Let’s assume that Phil disputes that the/any sprog is of his loins and insists on a DNA test,the test results show that he isn’t the father gasp
What then
While we’re at it, I’ve always had my doubts about Wills and Harry being Charlies kids
Yes, because Queen Elizabeth is a Queen regnant - she ascended to the throne in her own right, and is the reigning monarch, as the eldest daughter of the previous monarch. Therefore, her children are in the royal bloodline, regardless who their father was. Prince Charles is the heir apparent because he is the eldest son of Queen Elizabeth, not because he is the eldest son of Prince Philip.
But there is the issue of legitimacy, in the hypothetical we’re considering. Only legitimate children of the monarch are in the line of succession. So if Elizabeth had had a child out of wedlock prior to her marriage, that child wouldn’t have been in the line of succession. However, there is a legal presumption that any child born during the time of a marriage is the child of the husband, and therefore legitimate. I don’t know if there is any mechanism in law by which Prince Philip could insist on a paternity test.
He only had Anne Boylen and Catherine Howard beheaded. Catherine of Aragon and Anne of Cleves got off just being divorced. Jane Seymour died shortly after giving birth to the future Edward VI (Henry mourned her for 3 years and was buried next to her). Catherine Parr outlived him. Divorced, beheaded, died, divorced, beheaded, survived.
yes, the queen now is not the absolute monarch that once ruled the earth… so a major crime would be looked at differently these days than it was in, say, the last time an elizabeth ruled.
as i remember she had some men disposed of under and above ground for consorting with women she did not approve of. elizabeth daughterofhenry didn’t marry but did have men court her that were held to certain standards. if they didn’t, well, things didn’t go too well with them.
the fact that most monarchies have male regents throw the weight of the law onto the wives. also “the you know beyond a doubt who the mother is” thing makes the line of decent rather clear.
i do think that if there were more reigning queens there would be more law thrown on the husband’s side.
philip would just have to take it on the chin. although he is related to the queen via queen victoria, he is quite a bit removed from the ruling line. he is not the regent, the regent’s genes trumps all.

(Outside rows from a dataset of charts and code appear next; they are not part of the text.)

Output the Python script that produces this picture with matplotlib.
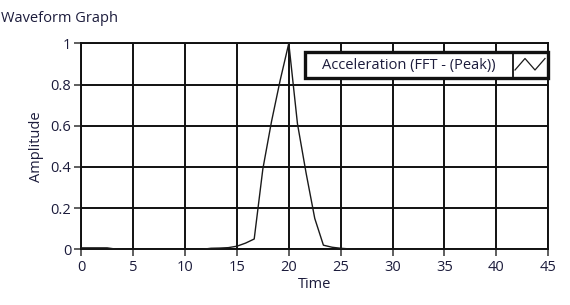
import matplotlib
matplotlib.use("Agg")
import matplotlib.pyplot as plt
from matplotlib.patches import Rectangle
from matplotlib.lines import Line2D
import numpy as np

plt.rcParams['font.family'] = ['Open Sans', 'DejaVu Sans']

# ---- data ----
dt = 5.0 / 6.0
amplitude = [0.007, 0.007, 0.007, 0.007, 0.001, 0.0, 0.0, 0.0, 0.0, 0.0,
             0.0, 0.0, 0.0, 0.0, 0.0, 0.005, 0.006, 0.008, 0.015, 0.03,
             0.05, 0.39, 0.62, 0.82, 1.0, 0.61, 0.37, 0.15, 0.02, 0.01,
             0.005, 0.002, 0.0, 0.0, 0.0, 0.0, 0.0, 0.0, 0.0, 0.0,
             0.0, 0.0, 0.0, 0.0, 0.0, 0.0, 0.0, 0.0, 0.0, 0.0,
             0.0, 0.0, 0.0, 0.0, 0.0]
time = [i * dt for i in range(len(amplitude))]
x_ticks = [0, 5, 10, 15, 20, 25, 30, 35, 40, 45]
y_ticks = [0, 0.2, 0.4, 0.6, 0.8, 1]
y_ticklabels = ['0', '0.2', '0.4', '0.6', '0.8', '1']
title = "Waveform Graph"
legend_label = "Acceleration (FFT - (Peak))"
xlabel = "Time"
ylabel = "Amplitude"

W, H = 570, 305
FS = 10.5
fig = plt.figure(figsize=(W / 100, H / 100), dpi=100)
fig.patch.set_facecolor('white')

x0, x1, y0, y1 = 81.2, 548.3, 249.3, 43.3
ax = fig.add_axes([x0 / W, (H - y0) / H, (x1 - x0) / W, (y0 - y1) / H])
ax.set_xlim(0, 45)
ax.set_ylim(0, 1)

ax.plot(time, amplitude, color='#1a1a1a', lw=1.0, zorder=3)

ax.set_xticks(x_ticks)
ax.set_yticks(y_ticks)
ax.set_yticklabels(y_ticklabels)
ax.grid(True, color='#111111', lw=1.4, zorder=1)
ax.set_axisbelow(True)
for s in ax.spines.values():
    s.set_color('#111111')
    s.set_linewidth(1.4)
tc = '#1c1c3c'
ax.tick_params(axis='both', direction='out', length=5, width=1.1, color='#333333',
               labelsize=FS, labelcolor=tc)
ax.tick_params(axis='x', pad=3)
ax.tick_params(axis='y', pad=2)
ax.set_xlabel(xlabel, fontsize=FS, color=tc, labelpad=1)
ax.set_ylabel(ylabel, fontsize=FS, color=tc, labelpad=5)

fig.text(1 / W, 1 - 18 / H, title, fontsize=FS, color=tc, va='center', ha='left')

# ---- legend (LabVIEW style plot legend) ----
def ax_x(px):
    return (px - x0) / (x1 - x0)

def ax_y(py):
    return (y0 - py) / (y0 - y1)

lx0, lx1, ly0, ly1 = ax_x(305.0), ax_x(547.5), ax_y(78.0), ax_y(52.5)
sep = ax_x(512.5)
ax.add_patch(Rectangle((lx0, ly0), lx1 - lx0, ly1 - ly0, transform=ax.transAxes,
                       facecolor='white', edgecolor='#111111', lw=2.4,
                       clip_on=False, zorder=5))
ax.add_line(Line2D([sep, sep], [ly0, ly1], transform=ax.transAxes, color='#111111',
                   lw=1.3, clip_on=False, zorder=6))
ax.text((lx0 + sep) / 2, (ly0 + ly1) / 2, legend_label, transform=ax.transAxes,
        ha='center', va='center', fontsize=FS, color=tc, zorder=7)
ix = [ax_x(515), ax_x(525), ax_x(535), ax_x(545)]
iy = [ax_y(70), ax_y(58.5), ax_y(70), ax_y(58.5)]
ax.add_line(Line2D(ix, iy, transform=ax.transAxes, color='#1a1a1a', lw=0.9,
                   clip_on=False, zorder=7))

fig.savefig('out.png', dpi=100, facecolor='white')
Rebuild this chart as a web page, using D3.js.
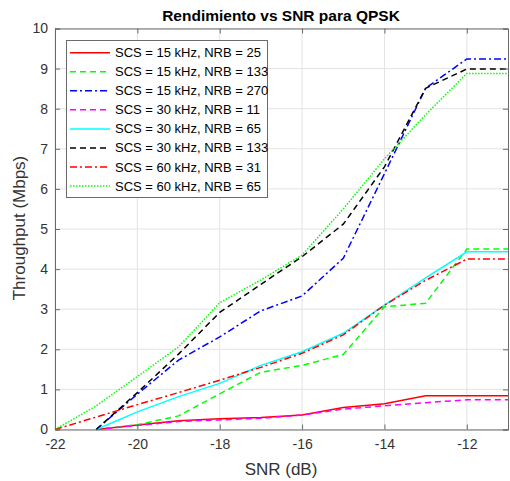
<!DOCTYPE html>
<html>
<head>
<meta charset="utf-8">
<script src="https://cdn.jsdelivr.net/npm/d3@7"></script>
<style>
  body { margin: 0; background: #fff; }
  svg { display: block; font-family: "Liberation Sans", Arial, sans-serif; }
</style>
</head>
<body>
<svg id="chart" width="510" height="481"></svg>
<script>
const snr = [-22, -21, -20, -19, -18, -17, -16, -15, -14, -13, -12, -11];

// null = no point at that SNR
const s15_25  = [null, 0, 0.11, 0.22, 0.27, 0.30, 0.36, 0.55, 0.64, 0.84, 0.84, 0.84];
const s15_133 = [null, 0, 0.12, 0.34, 0.89, 1.43, 1.60, 1.87, 3.06, 3.15, 4.50, 4.50];
const s15_270 = [null, 0, 0.88, 1.73, 2.31, 2.96, 3.33, 4.27, 6.38, 8.51, 9.24, 9.24];
const s30_11  = [null, 0, 0.10, 0.20, 0.24, 0.28, 0.36, 0.51, 0.59, 0.67, 0.74, 0.74];
const s30_65  = [null, 0, 0.44, 0.82, 1.15, 1.60, 1.94, 2.40, 3.10, 3.78, 4.43, 4.43];
const s30_133 = [null, 0, 0.92, 1.88, 2.92, 3.62, 4.31, 5.12, 6.55, 8.51, 8.99, 8.99];
const s60_31  = [0, 0.31, 0.62, 0.92, 1.23, 1.55, 1.90, 2.36, 3.10, 3.72, 4.25, 4.25];
const s60_65  = [0, 0.59, 1.32, 2.06, 3.16, 3.73, 4.35, 5.50, 6.75, 7.85, 8.88, 8.88];

const seriesNames = [
  'SCS = 15 kHz, NRB = 25',
  'SCS = 15 kHz, NRB = 133',
  'SCS = 15 kHz, NRB = 270',
  'SCS = 30 kHz, NRB = 11',
  'SCS = 30 kHz, NRB = 65',
  'SCS = 30 kHz, NRB = 133',
  'SCS = 60 kHz, NRB = 31',
  'SCS = 60 kHz, NRB = 65'
];
const seriesValues = [s15_25, s15_133, s15_270, s30_11, s30_65, s30_133, s60_31, s60_65];
const seriesColors = ['#ff0000', '#00ff00', '#0000ff', '#ff00ff', '#00ffff', '#000000', '#ff0000', '#00ff00'];
const seriesDash = ['none', '6,4', '7,3,2,3', '6,4', 'none', '6,4', '7,3,2,3', '1.5,1.5'];

const xTicks = [-22, -20, -18, -16, -14, -12];
const yTicks = [0, 1, 2, 3, 4, 5, 6, 7, 8, 9, 10];

const L = 55, R = 508, T = 28.5, B = 429.5;
const svg = d3.select('#chart');

const x = d3.scaleLinear().domain([-22, -11]).range([L, R]);
const y = d3.scaleLinear().domain([0, 10]).range([B, T]);

// grid
const grid = svg.append('g');
grid.selectAll('line.gx').data(xTicks).join('line')
  .attr('x1', d => x(d)).attr('x2', d => x(d))
  .attr('y1', T).attr('y2', B)
  .attr('stroke', '#e3e3e3').attr('stroke-width', 1);
grid.selectAll('line.gy').data(yTicks).join('line')
  .attr('x1', L).attr('x2', R)
  .attr('y1', d => y(d)).attr('y2', d => y(d))
  .attr('stroke', '#e3e3e3').attr('stroke-width', 1);

// lines
const line = d3.line()
  .defined(d => d[1] !== null)
  .x(d => x(d[0])).y(d => y(d[1]));

const plot = svg.append('g');
seriesValues.forEach((vals, i) => {
  plot.append('path')
    .datum(snr.map((s, j) => [s, vals[j]]))
    .attr('fill', 'none')
    .attr('stroke', seriesColors[i])
    .attr('stroke-width', 1.5)
    .attr('stroke-dasharray', seriesDash[i])
    .attr('d', line);
});

// axes
const axisColor = '#6a6a6a';
const textColor = '#333';
const xAxis = svg.append('g').attr('transform', `translate(0,${B})`)
  .call(d3.axisBottom(x).tickValues(xTicks).tickSize(-5).tickPadding(10).tickFormat(d => d < 0 ? '-' + Math.abs(d) : d));
const yAxis = svg.append('g').attr('transform', `translate(${L},0)`)
  .call(d3.axisLeft(y).tickValues(yTicks).tickSize(-5).tickPadding(7));
const xTop = svg.append('g').attr('transform', `translate(0,${T})`)
  .call(d3.axisTop(x).tickValues(xTicks).tickSize(-5).tickFormat(''));
const yRight = svg.append('g').attr('transform', `translate(${R},0)`)
  .call(d3.axisRight(y).tickValues(yTicks).tickSize(-5).tickFormat(''));

[xAxis, yAxis, xTop, yRight].forEach(g => {
  g.select('.domain').attr('stroke', axisColor);
  g.selectAll('.tick line').attr('stroke', axisColor);
  g.selectAll('.tick text').attr('fill', textColor)
    .style('font-size', '14px').style('font-family', '"Liberation Sans", Arial, sans-serif');
});

// title & labels
svg.append('text')
  .attr('x', 281).attr('y', 21)
  .attr('text-anchor', 'middle')
  .style('font-size', '15.5px').style('font-weight', 'bold')
  .attr('fill', '#000')
  .text('Rendimiento vs SNR para QPSK');

svg.append('text')
  .attr('x', 281).attr('y', 475)
  .attr('text-anchor', 'middle')
  .style('font-size', '17px')
  .attr('fill', textColor)
  .text('SNR (dB)');

svg.append('text')
  .attr('transform', `translate(25,${(T + B) / 2 - 1}) rotate(-90)`)
  .attr('text-anchor', 'middle')
  .style('font-size', '17px')
  .attr('fill', textColor)
  .text('Throughput (Mbps)');

// legend
const lg = svg.append('g');
lg.append('rect')
  .attr('x', 66.5).attr('y', 40.5).attr('width', 201).attr('height', 157)
  .attr('fill', '#fff').attr('stroke', axisColor).attr('stroke-width', 1);
seriesNames.forEach((name, i) => {
  const cy = 52.7 + i * 19.05;
  lg.append('line')
    .attr('x1', 70).attr('x2', 110).attr('y1', cy).attr('y2', cy)
    .attr('stroke', seriesColors[i]).attr('stroke-width', 1.5)
    .attr('stroke-dasharray', seriesDash[i]);
  lg.append('text')
    .attr('x', 115).attr('y', cy + 4.5)
    .style('font-size', '13px')
    .attr('fill', '#000')
    .text(name);
});
</script>
</body>
</html>
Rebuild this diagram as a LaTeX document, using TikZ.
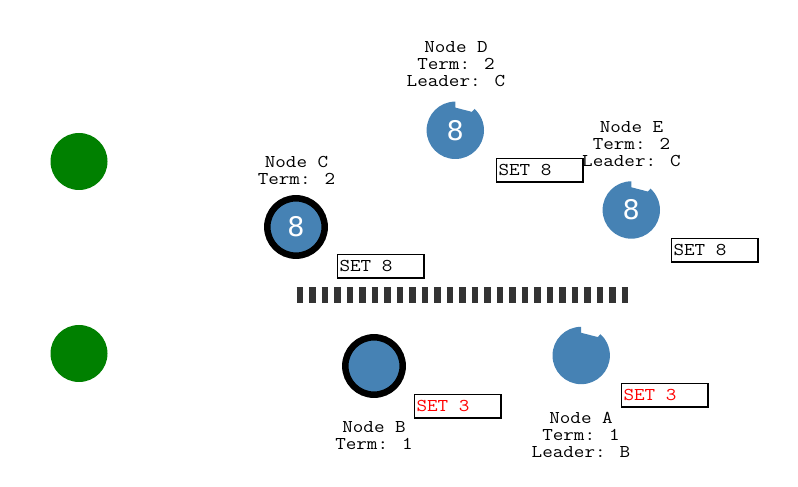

now, the wales thing could create quite the incident. charles is the next in line, he is very high up on the ruling line as mum is regent. should his children not be his genetically this would be a very, very, big deal.
the kids would be stripped of all titles, land, and whatever else is held in the hereditary titles of charles. they would have nothing more than what they would be due under their mother’s side (remember that mum is from an old family, but as a girl and youngest girl; not in line for anything) or whoever dad turned out to be.
Just a small aside - Queen Elizabeth is Queen regnant. A regent is someone appointed by Parliament to stand in for a monarch who is unable to rule. I suspect the most likely reason for this would be in cases where the new monarch is clearly too young.
Philip is not a regent, but a consort.
sorry, i knew there was another word for it but the wee sorry american english (shorthand) dictionary i have didn’t have regnant in it. got it locked in the brain now.
You’re quite right and me, an Englishman, got it bloody wrong:smack:.